WHAT takes the place of postcards in the age of emails?
I once stepped inside a classroom that created, for United Nations Day, a mural of postcards from all over the world. It made a pretty quilt.
Since the postcards were pasted against a “sinamay” background, the loose weaving of the fiber made it possible to read some of the notes written by the postcard senders.
“Here in Walawala. Wish you were here.” The messages I browsed rarely varied from this version but then, postcards are shrinking, insipid cousins of letters.
Still, there is no letter that is not enhanced by the enclosure of a few photographs, with the stories behind them.
When my older son left home again this summer, I was confident that, with digital technology and online chatting, the days would quickly pass and I would be back again at my full-time job of living with a teenager.
This son was only in his sixth grade when he asked if he could join other students on a study-tour in Xiamen, China. After telling my son I would think about it, I took a deep breath and thought and read up and consulted and thought some more before giving him my consent to travel, some three years after he first asked.
The summer my son studied in Xiamen was also the summer I learned to chat. Other things I indirectly found out about were China’s firewalls (no Facebook, no YouTube, a censored Google), limited access to the Internet and webcams (only one Internet cafĂ©, with no webcams, serving the university where he studied), and curfews (I typed a too long response, curfew was enforced and my son went offline).
This summer, with some 3,000 nautical miles between us again, I’ve graduated to navigating around Google maps.
In our chats, my son mentioned that he went for a walk around the neighborhood without my sister or her family for company. After I violate the rules of chat and send questions of novel-length, he directed me to maps.google.com. I joined him on a virtual walk from Walder Road to Judd Avenue and then to Norman Avenue and back home.
That first virtual journey was refreshing.
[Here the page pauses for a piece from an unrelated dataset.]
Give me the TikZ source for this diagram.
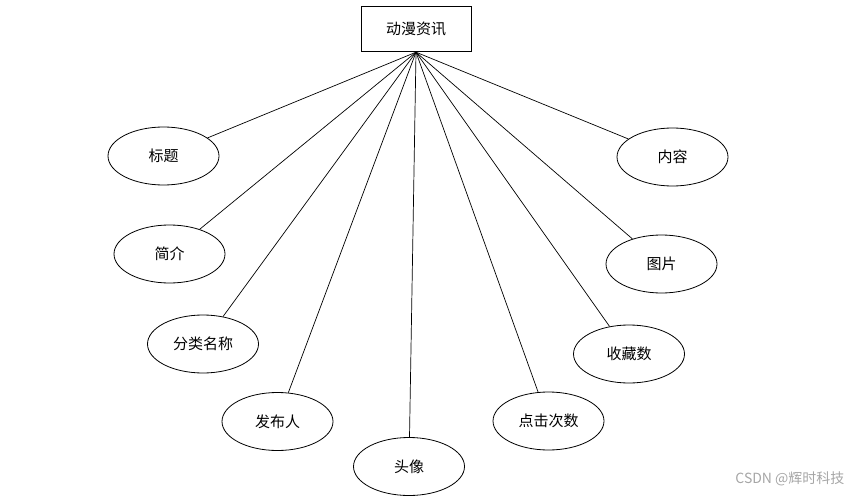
\documentclass[tikz,border=0pt]{standalone}
\usepackage{fontspec}
\newfontfamily\cjk{Noto Sans CJK SC}
\usetikzlibrary{shapes.geometric}
\tikzset{
  attr/.style={ellipse, draw, line width=0.8pt, minimum width=111pt, minimum height=58pt, inner sep=0pt, font=\cjk\fontsize{15}{18}\selectfont},
  entity/.style={rectangle, draw, line width=0.8pt, minimum width=110pt, minimum height=45pt, inner sep=0pt, font=\cjk\fontsize{15}{18}\selectfont},
  link/.style={line width=0.7pt},
  mark text/.style={font=\cjk\fontsize{14}{16}\selectfont, text=black!35}
}
\begin{document}
\begin{tikzpicture}[x=1pt,y=-1pt]
\useasboundingbox (0,0) rectangle (850,497);
\node[entity] (top) at (416,29.3) {动漫资讯};
\node[attr] (a1) at (163.5,156) {标题};
\node[attr] (a2) at (169.5,254) {简介};
\node[attr] (a3) at (203,344) {分类名称};
\node[attr] (a4) at (277.5,421.5) {发布人};
\node[attr] (a5) at (409,466.5) {头像};
\node[attr] (a6) at (548.5,421) {点击次数};
\node[attr] (a7) at (629,354) {收藏数};
\node[attr] (a8) at (661.5,264) {图片};
\node[attr] (a9) at (672.5,157) {内容};
\foreach \i in {1,...,9} {
  \draw[link] (top.south) -- (a\i);
}
\node[mark text, anchor=east] (wm) at (848,479) {CSDN @辉时科技};
\end{tikzpicture}
\end{document}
It took some time to get back to my sister’s virtual home in that digital neighborhood, about an hour longer than the real walk my son took.
Still, for someone who stumbles on her chat history only by clicking maniacally around her Gmail homepage (and that’s on my good days), I’m learning by fits and starts.
At a certain age, children shoot up so fast, their nest-bound parents get light-headed just looking up at them and, with difficulty, telling them apart from the celestial bodies and UFOs.
As with stargazers, parents learn to put together a constellation of meaning from flickering pinpoints that may or may not be messages homing in.
Among the photos he emailed is one that shows him holding a snake. As soon as he went online, I got all chatty: Is that snake drugged? Is it defanged? Is it real? Is that you holding the snake? Where is my sister?
As with the other instances, my son took me step-by-step in decoding the time counter in photos: See? That’s me feeding the joey. That shot was taken nearly an hour after I posed with the snake. What’s imminent danger?
Because I recycle postcards as bookmarks and markers, I sometimes ponder at the disjointed messages left in the cards I’ve cut up and left in books I reread.
Those postcard bits are almost as cryptic as a teenager’s chat, or as clear. Our mobile call caught him while he was sheltering at the Opera House during a downpour. Where are you going next? Chinatown. What are you going to do there? Looking for new hopia flavors for Dad.
I took so long to respond, he buzzed to check if I’m still there. Ma? Wait, ‘Ta, I’m downloading Google maps.